The invasive vtable reference will consist of two words: the first word is an offset to apply to the thin pointer to obtain the self that will be used on a virtual method invocation; the second is a pointer to the virtual function table itself. (TBD: it may be that the offset does not need to live here at all, but could possibly be calculated at the target invocation site.
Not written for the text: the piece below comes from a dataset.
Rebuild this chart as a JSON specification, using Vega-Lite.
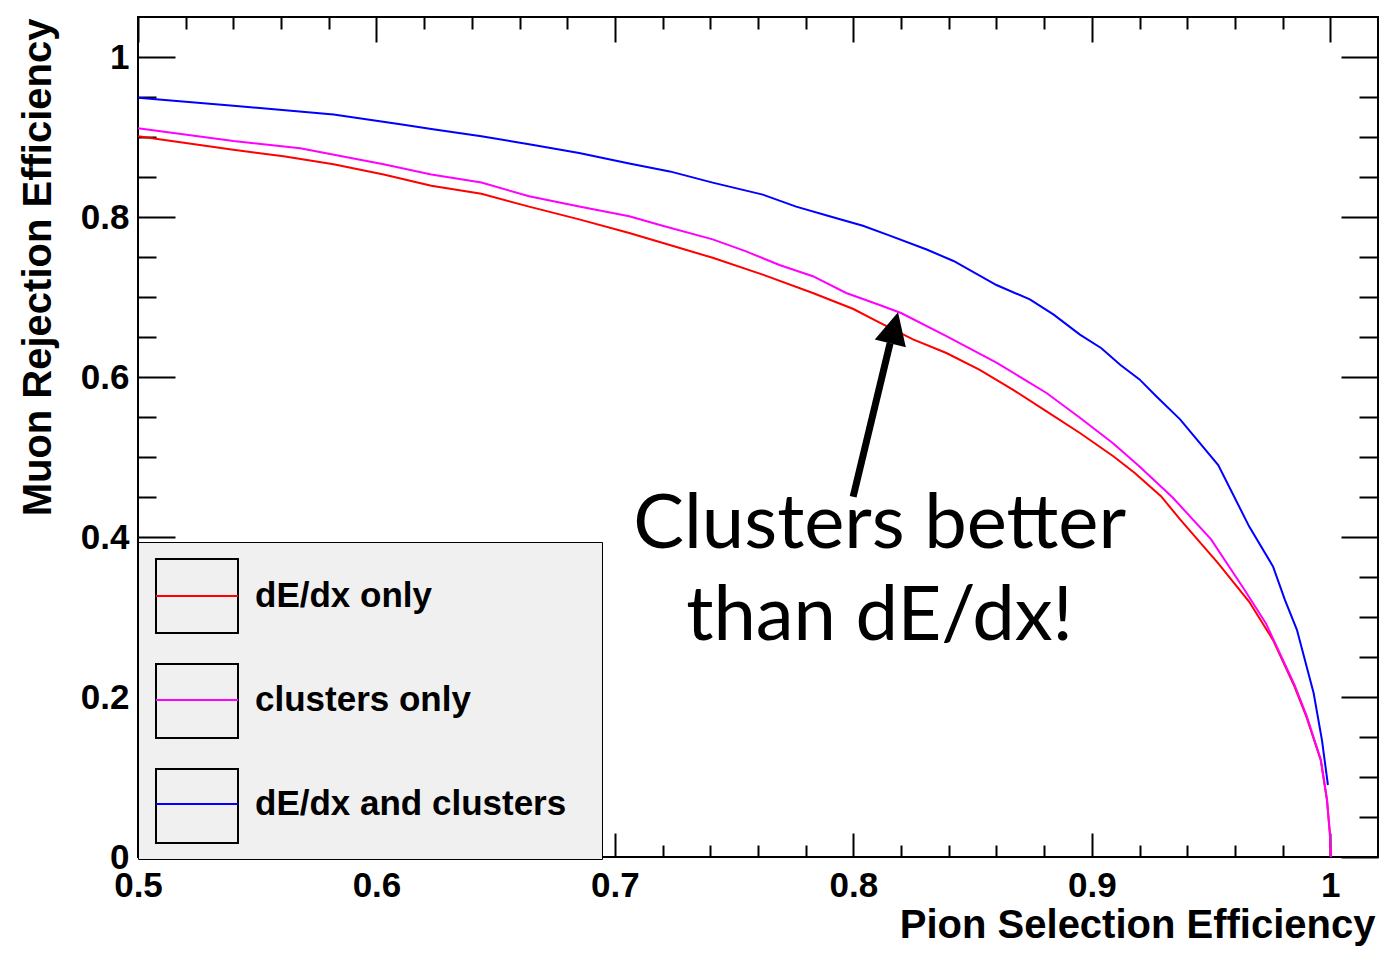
{
  "$schema": "https://vega.github.io/schema/vega-lite/v6.json",
  "width": 1240,
  "height": 840,
  "autosize": {"type": "none"},
  "padding": {"left": 138, "top": 17, "right": 3, "bottom": 122},
  "background": "white",
  "config": {
    "view": {"stroke": "black", "strokeWidth": 2},
    "axis": {
      "domain": false, "grid": false, "tickColor": "black", "tickWidth": 2,
      "labelFont": "Liberation Sans", "labelFontWeight": "bold", "labelFontSize": 35, "labelColor": "black",
      "titleFont": "Liberation Sans", "titleFontWeight": "bold", "titleFontSize": 40, "titleColor": "black",
      "labelFlush": false, "labelOverlap": false, "labelBound": false
    }
  },
  "datasets": {
    "curves": [
      {"series": "dE/dx only", "x": 0.500, "y": 0.901},
      {"series": "dE/dx only", "x": 0.540, "y": 0.884},
      {"series": "dE/dx only", "x": 0.561, "y": 0.876},
      {"series": "dE/dx only", "x": 0.582, "y": 0.866},
      {"series": "dE/dx only", "x": 0.603, "y": 0.853},
      {"series": "dE/dx only", "x": 0.623, "y": 0.839},
      {"series": "dE/dx only", "x": 0.644, "y": 0.829},
      {"series": "dE/dx only", "x": 0.664, "y": 0.813},
      {"series": "dE/dx only", "x": 0.685, "y": 0.797},
      {"series": "dE/dx only", "x": 0.706, "y": 0.780},
      {"series": "dE/dx only", "x": 0.723, "y": 0.765},
      {"series": "dE/dx only", "x": 0.741, "y": 0.749},
      {"series": "dE/dx only", "x": 0.762, "y": 0.728},
      {"series": "dE/dx only", "x": 0.783, "y": 0.705},
      {"series": "dE/dx only", "x": 0.800, "y": 0.685},
      {"series": "dE/dx only", "x": 0.811, "y": 0.668},
      {"series": "dE/dx only", "x": 0.825, "y": 0.647},
      {"series": "dE/dx only", "x": 0.839, "y": 0.630},
      {"series": "dE/dx only", "x": 0.853, "y": 0.609},
      {"series": "dE/dx only", "x": 0.867, "y": 0.584},
      {"series": "dE/dx only", "x": 0.881, "y": 0.557},
      {"series": "dE/dx only", "x": 0.895, "y": 0.530},
      {"series": "dE/dx only", "x": 0.909, "y": 0.501},
      {"series": "dE/dx only", "x": 0.918, "y": 0.480},
      {"series": "dE/dx only", "x": 0.929, "y": 0.451},
      {"series": "dE/dx only", "x": 0.937, "y": 0.422},
      {"series": "dE/dx only", "x": 0.953, "y": 0.367},
      {"series": "dE/dx only", "x": 0.966, "y": 0.319},
      {"series": "dE/dx only", "x": 0.976, "y": 0.271},
      {"series": "dE/dx only", "x": 0.985, "y": 0.213},
      {"series": "dE/dx only", "x": 0.990, "y": 0.175},
      {"series": "dE/dx only", "x": 0.996, "y": 0.121},
      {"series": "dE/dx only", "x": 0.9986, "y": 0.071},
      {"series": "dE/dx only", "x": 0.9998, "y": 0.030},
      {"series": "dE/dx only", "x": 1.0002, "y": 0.0},
      {"series": "clusters only", "x": 0.500, "y": 0.911},
      {"series": "clusters only", "x": 0.540, "y": 0.895},
      {"series": "clusters only", "x": 0.568, "y": 0.886},
      {"series": "clusters only", "x": 0.603, "y": 0.866},
      {"series": "clusters only", "x": 0.623, "y": 0.853},
      {"series": "clusters only", "x": 0.644, "y": 0.843},
      {"series": "clusters only", "x": 0.664, "y": 0.826},
      {"series": "clusters only", "x": 0.685, "y": 0.813},
      {"series": "clusters only", "x": 0.706, "y": 0.801},
      {"series": "clusters only", "x": 0.720, "y": 0.789},
      {"series": "clusters only", "x": 0.741, "y": 0.772},
      {"series": "clusters only", "x": 0.755, "y": 0.757},
      {"series": "clusters only", "x": 0.769, "y": 0.740},
      {"series": "clusters only", "x": 0.783, "y": 0.726},
      {"series": "clusters only", "x": 0.797, "y": 0.705},
      {"series": "clusters only", "x": 0.811, "y": 0.690},
      {"series": "clusters only", "x": 0.820, "y": 0.680},
      {"series": "clusters only", "x": 0.839, "y": 0.651},
      {"series": "clusters only", "x": 0.860, "y": 0.618},
      {"series": "clusters only", "x": 0.881, "y": 0.580},
      {"series": "clusters only", "x": 0.895, "y": 0.549},
      {"series": "clusters only", "x": 0.909, "y": 0.517},
      {"series": "clusters only", "x": 0.920, "y": 0.488},
      {"series": "clusters only", "x": 0.934, "y": 0.449},
      {"series": "clusters only", "x": 0.950, "y": 0.397},
      {"series": "clusters only", "x": 0.964, "y": 0.334},
      {"series": "clusters only", "x": 0.973, "y": 0.292},
      {"series": "clusters only", "x": 0.985, "y": 0.215},
      {"series": "clusters only", "x": 0.990, "y": 0.177},
      {"series": "clusters only", "x": 0.996, "y": 0.122},
      {"series": "clusters only", "x": 0.9986, "y": 0.072},
      {"series": "clusters only", "x": 0.9998, "y": 0.030},
      {"series": "clusters only", "x": 1.0002, "y": 0.0},
      {"series": "dE/dx and clusters", "x": 0.500, "y": 0.949},
      {"series": "dE/dx and clusters", "x": 0.540, "y": 0.939},
      {"series": "dE/dx and clusters", "x": 0.582, "y": 0.928},
      {"series": "dE/dx and clusters", "x": 0.610, "y": 0.916},
      {"series": "dE/dx and clusters", "x": 0.623, "y": 0.910},
      {"series": "dE/dx and clusters", "x": 0.644, "y": 0.901},
      {"series": "dE/dx and clusters", "x": 0.664, "y": 0.891},
      {"series": "dE/dx and clusters", "x": 0.685, "y": 0.880},
      {"series": "dE/dx and clusters", "x": 0.706, "y": 0.867},
      {"series": "dE/dx and clusters", "x": 0.723, "y": 0.857},
      {"series": "dE/dx and clusters", "x": 0.741, "y": 0.843},
      {"series": "dE/dx and clusters", "x": 0.762, "y": 0.828},
      {"series": "dE/dx and clusters", "x": 0.776, "y": 0.813},
      {"series": "dE/dx and clusters", "x": 0.790, "y": 0.801},
      {"series": "dE/dx and clusters", "x": 0.804, "y": 0.789},
      {"series": "dE/dx and clusters", "x": 0.815, "y": 0.777},
      {"series": "dE/dx and clusters", "x": 0.831, "y": 0.759},
      {"series": "dE/dx and clusters", "x": 0.842, "y": 0.745},
      {"series": "dE/dx and clusters", "x": 0.860, "y": 0.715},
      {"series": "dE/dx and clusters", "x": 0.874, "y": 0.697},
      {"series": "dE/dx and clusters", "x": 0.884, "y": 0.678},
      {"series": "dE/dx and clusters", "x": 0.895, "y": 0.653},
      {"series": "dE/dx and clusters", "x": 0.904, "y": 0.636},
      {"series": "dE/dx and clusters", "x": 0.912, "y": 0.615},
      {"series": "dE/dx and clusters", "x": 0.920, "y": 0.597},
      {"series": "dE/dx and clusters", "x": 0.927, "y": 0.576},
      {"series": "dE/dx and clusters", "x": 0.937, "y": 0.547},
      {"series": "dE/dx and clusters", "x": 0.953, "y": 0.490},
      {"series": "dE/dx and clusters", "x": 0.966, "y": 0.413},
      {"series": "dE/dx and clusters", "x": 0.976, "y": 0.363},
      {"series": "dE/dx and clusters", "x": 0.981, "y": 0.321},
      {"series": "dE/dx and clusters", "x": 0.986, "y": 0.284},
      {"series": "dE/dx and clusters", "x": 0.993, "y": 0.205},
      {"series": "dE/dx and clusters", "x": 0.9965, "y": 0.146},
      {"series": "dE/dx and clusters", "x": 0.999, "y": 0.090}
    ],
    "arrow": [{"x": 0.7999, "y": 0.4503, "x2": 0.8154, "y2": 0.6423}],
    "head": [{"x": 0.8171, "y": 0.6614}],
    "note": [{"x": 0.811, "y": 0.3865, "text": "Clusters better\nthan dE/dx!"}]
  },
  "resolve": {"axis": {"x": "independent", "y": "independent"}},
  "layer": [
    {
      "data": {"name": "curves"},
      "mark": {"type": "line", "strokeWidth": 2, "interpolate": "linear"},
      "encoding": {
        "x": {
          "field": "x", "type": "quantitative",
          "scale": {"domain": [0.5, 1.02], "nice": false, "zero": false},
          "axis": {
            "orient": "bottom",
            "values": [0.5, 0.52, 0.54, 0.56, 0.58, 0.6, 0.62, 0.64, 0.66, 0.68, 0.7, 0.72, 0.74, 0.76, 0.78, 0.8, 0.82, 0.84, 0.86, 0.88, 0.9, 0.92, 0.94, 0.96, 0.98, 1.0],
            "format": "~g",
            "labelExpr": "abs(datum.value * 10 - round(datum.value * 10)) < 0.001 ? datum.label : ''",
            "tickSize": {"condition": {"test": "abs(datum.value * 10 - round(datum.value * 10)) < 0.001", "value": -24}, "value": -12},
            "labelPadding": 35,
            "title": "Pion Selection Efficiency",
            "titleAlign": "right", "titleAnchor": "end", "titleBaseline": "alphabetic",
            "titleX": 1237, "titleY": 80
          }
        },
        "y": {
          "field": "y", "type": "quantitative",
          "scale": {"domain": [0, 1.05], "nice": false, "zero": false},
          "axis": {
            "orient": "left",
            "values": [0, 0.05, 0.1, 0.15, 0.2, 0.25, 0.3, 0.35, 0.4, 0.45, 0.5, 0.55, 0.6, 0.65, 0.7, 0.75, 0.8, 0.85, 0.9, 0.95, 1.0],
            "format": "~g",
            "labelExpr": "abs(datum.value * 5 - round(datum.value * 5)) < 0.001 ? datum.label : ''",
            "tickSize": {"condition": {"test": "abs(datum.value * 5 - round(datum.value * 5)) < 0.001", "value": -37}, "value": -18},
            "labelPadding": 46,
            "title": "Muon Rejection Efficiency",
            "titleAlign": "right", "titleAnchor": "end", "titleBaseline": "alphabetic",
            "titleAngle": 270, "titleX": -88, "titleY": 1
          }
        },
        "color": {
          "field": "series", "type": "nominal",
          "scale": {"domain": ["dE/dx only", "clusters only", "dE/dx and clusters"], "range": ["#ff0000", "#ff00ff", "#0000ff"]},
          "legend": {
            "orient": "none", "legendX": 0, "legendY": 525, "title": null, "zindex": 1,
            "padding": 12, "symbolType": "stroke", "symbolSize": 6724, "symbolStrokeWidth": 2,
            "symbolOffset": 5, "labelOffset": 16, "rowPadding": 44,
            "labelFont": "Liberation Sans", "labelFontWeight": "bold", "labelFontSize": 35, "labelColor": "black",
            "labelLimit": 0
          }
        }
      }
    },
    {
      "data": {"name": "curves"},
      "mark": {"type": "point", "opacity": 0},
      "encoding": {
        "x": {
          "field": "x", "type": "quantitative",
          "scale": {"domain": [0.5, 1.02], "nice": false, "zero": false},
          "axis": {
            "orient": "top", "labels": false, "title": null,
            "values": [0.5, 0.52, 0.54, 0.56, 0.58, 0.6, 0.62, 0.64, 0.66, 0.68, 0.7, 0.72, 0.74, 0.76, 0.78, 0.8, 0.82, 0.84, 0.86, 0.88, 0.9, 0.92, 0.94, 0.96, 0.98, 1.0],
            "tickSize": {"condition": {"test": "abs(datum.value * 10 - round(datum.value * 10)) < 0.001", "value": -25}, "value": -12}
          }
        },
        "y": {
          "field": "y", "type": "quantitative",
          "scale": {"domain": [0, 1.05], "nice": false, "zero": false},
          "axis": {
            "orient": "right", "labels": false, "title": null,
            "values": [0, 0.05, 0.1, 0.15, 0.2, 0.25, 0.3, 0.35, 0.4, 0.45, 0.5, 0.55, 0.6, 0.65, 0.7, 0.75, 0.8, 0.85, 0.9, 0.95, 1.0],
            "tickSize": {"condition": {"test": "abs(datum.value * 5 - round(datum.value * 5)) < 0.001", "value": -37}, "value": -19}
          }
        },
        "shape": {
          "field": "series", "type": "nominal",
          "scale": {"range": ["M-1,-0.9H1V0.9H-1Z"]},
          "legend": {
            "orient": "none", "legendX": 0, "legendY": 525, "title": null, "zindex": 0,
            "fillColor": "#f0f0f0", "strokeColor": "black",
            "padding": 12, "symbolSize": 6724, "symbolStrokeColor": "black", "symbolStrokeWidth": 2,
            "symbolFillColor": "transparent", "symbolOpacity": 1,
            "symbolOffset": 5, "labelOffset": 341, "rowPadding": 22,
            "labelFont": "Liberation Sans", "labelFontWeight": "bold", "labelFontSize": 35, "labelOpacity": 0,
            "labelLimit": 0, "labelExpr": "'.'"
          }
        }
      }
    },
    {
      "data": {"name": "arrow"},
      "mark": {"type": "rule", "strokeWidth": 7, "color": "black", "strokeCap": "butt"},
      "encoding": {
        "x": {"field": "x", "type": "quantitative", "scale": {"domain": [0.5, 1.02], "nice": false, "zero": false}, "axis": null},
        "y": {"field": "y", "type": "quantitative", "scale": {"domain": [0, 1.05], "nice": false, "zero": false}, "axis": null},
        "x2": {"field": "x2"},
        "y2": {"field": "y2"}
      }
    },
    {
      "data": {"name": "head"},
      "mark": {"type": "point", "shape": "M0,-1L1,1L-1,1Z", "size": 1024, "angle": 14, "filled": true, "color": "black", "opacity": 1, "strokeWidth": 0},
      "encoding": {
        "x": {"field": "x", "type": "quantitative", "scale": {"domain": [0.5, 1.02], "nice": false, "zero": false}, "axis": null},
        "y": {"field": "y", "type": "quantitative", "scale": {"domain": [0, 1.05], "nice": false, "zero": false}, "axis": null}
      }
    },
    {
      "data": {"name": "note"},
      "mark": {"type": "text", "font": "Lato", "fontSize": 76, "lineHeight": 92, "lineBreak": "\n", "align": "center", "baseline": "alphabetic", "color": "black"},
      "encoding": {
        "x": {"field": "x", "type": "quantitative", "scale": {"domain": [0.5, 1.02], "nice": false, "zero": false}, "axis": null},
        "y": {"field": "y", "type": "quantitative", "scale": {"domain": [0, 1.05], "nice": false, "zero": false}, "axis": null},
        "text": {"field": "text"}
      }
    }
  ]
}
Also, it will often have better performance to directly embed the virtual function table, rather than needing to chase a pointer to find it.)

Structs explicitly declare the vtable reference as a member.

    struct a {
        // says this structure uses a vtable of type `t1`.
        pub a_t1: t1;
        // possible to define multiple vtables in a given structure.
        pub a_t2: t2;

        // field, for demonstrating "cheap field access"
        pub f: uint;
    }

As said before, these are “fat” references, each takes two words in the containing structure, one of which is an offset from the beginning of the structure, so that method invocation against the vtable can provide the correct self pointer to the called function.

Define an instance of the unbound vtable.

For this, I’ve modified the impl statement so that it becomes an expression, where the expression returns a vtable suitable for binding to a defined field in a structure.

    // defines a `vtable` operating against a struct `a`, named `a_t1`.
    const a_t1 = impl t1 for a.a_t1 {
        pub fn get_t1(&self) -> uint {
            self.f
        }
    }

Bind the vtable to the struct.

The text here uses a constructor idea, which I haven’t bothered to call out separately, since I don’t have a great idea about how it might work. Consider the syntax a sort of let rec against the structure’s fields.

    impl a {
        fn constructor(f: uint) -> self {
            self { a_t1.bind(self), a_t2.bind(self), f: f }
        }
    }

Allow the vtable to be overridden in sub-classes.

    struct b {
        pub base: a;
    }

    impl b {
        fn constructor(f: uint) -> self {
            self {
                base(f),
                base.a_t1.rebind(b_t1)
            }
        }
    }

    const b_t1 = impl t1 for b.base.a_t1 {
        pub fn get_t1(&self) -> uint {
            b_t1.prev(self).get_t1() * 3
        }
    }

Notes

I’ve avoided the typical OO pattern of making fields defined in parent classes look as though they’re immediately accessible in child classes. The b_t1 implementation of get_t1 shown, if it were to access the f field in the base object, would have to do so as self.base.f, as opposed to a more traditional self.f. This is deliberate on my part, since part of my goal is to keep the code as traceable as it had been without this facility being added, but I acknowledge that it increases the verbosity.

I’m not very comfortable with how I’ve got vtables defined and manipulated… It feels as though I shouldn’t need an explicit bind or rebind operation to be invoked on each object construction. On the other hand, the explicit operation makes the code, again, more traceable, and the explicitness also enables multiple vtables per object (which I can imagine being useful, e.g. for interface segregation).

I don’t believe this will address all the requirements so far described (though I do think it presents a framework in which those requirements can be addressed). As I said, right now I’m interested in gauging receptiveness to the basic idea, and I wanted to put it out while this part of the language design is still being considered. (I’m coming late to the community, and it feels like I’ve nearly missed the boat on contributing to this important discussion, so I’m rushing the presentation a little bit.) If there is interest, I can try to flesh this out further, or work with someone to develop this idea more fully…

Thanks in advance for any comments.

4 Likes

+1 to the overall approach no matter what the finalized design would be. Rust excels at providing modern zero-cost abstractions to systems and embedded programmers everywhere. The other side of this coin should be that, when an abstraction is not zero-cost, it should be explicit and pluggable.